The Congress is Stagnant.
The problem has historically been what James Madison spoke of in Federalist 10 where he was concerned with the size of the electoral districts being too small (the districts in England and in the colonies were then 5000 people and Madison was arguing for 30,000) as versus the problems of a "A Multitude" that would be created in the House as population increased. (at one for every 30 thousand as stated in the Constitution the House would have 10 thousand members). Winston Churchill remarked that "We form our buildings and then they form us". There is no reason, of course, why additional representatives of the people that are not actually members of the committee structure of the House need to be hanging around inside the beltway where they are easy prey for the lobby and the other special interests. The 22
Committees of the House are composed of 230 actual representatives. The rest of the people just hang around collecting campaign funds from the lobby to insure their royal incumbency. With well proven and readily available
inexpensive technology, members not actually needed in the committees can be officed in the districts they represent where they are less accessible to the lobby and more accessible to the people they are actually supposed to be representing (and no -- I don't own any stock in any videoconferencing companies).
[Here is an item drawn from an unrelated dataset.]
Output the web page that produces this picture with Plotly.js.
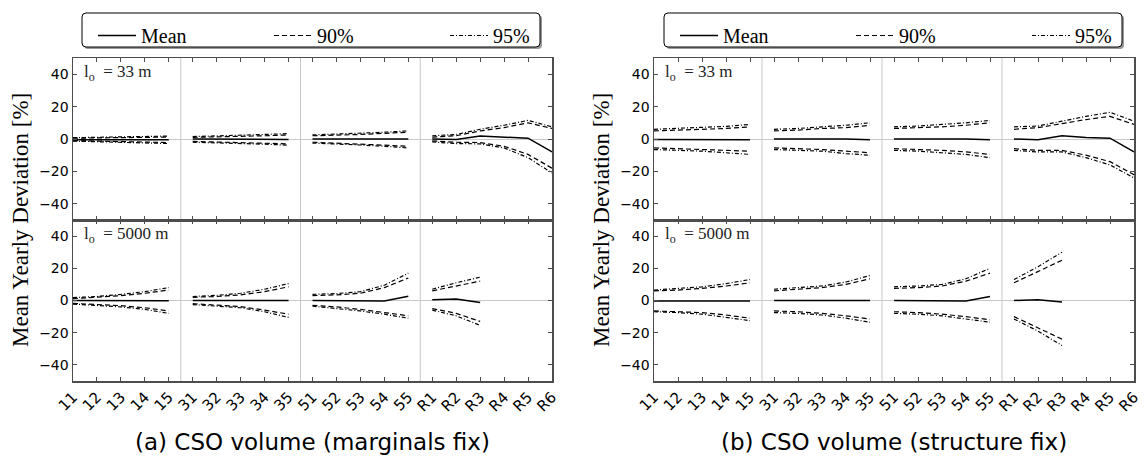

Anyone who has every tuned in to C-Span will note the emptiness of the House chamber. There is a fellow at the podium "debating" a bill and the membership are in their offices watching and listening on a TV monitor just like you are at home. Unlike you, the members have a copy of the bill and they got it off of their PC's in their offices which are connected to the central system where all the bills reside. When it comes time to vote on the bill you will notice that the House Chamber remains quite empty. There is simply no good reason for these representatives who are doing the voting (your representatives) to be in Washington DC; not unless they have an appointment with a committee to present a bill for consideration. Gee... JUST EXACTLY AS IT IS DONE RIGHT NOW.
The objective of "extended representation" is to insure that the people get a reasonable chance at maintaining representatives that vote as the people would want as opposed to the way the lobby wants. So how many representatives should there be that just vote and how many representatives should there be on the committees? And how many need to be in Washington and how many can office next to the people they are supposed to represent? The full membership decides who will make up the committees in any case.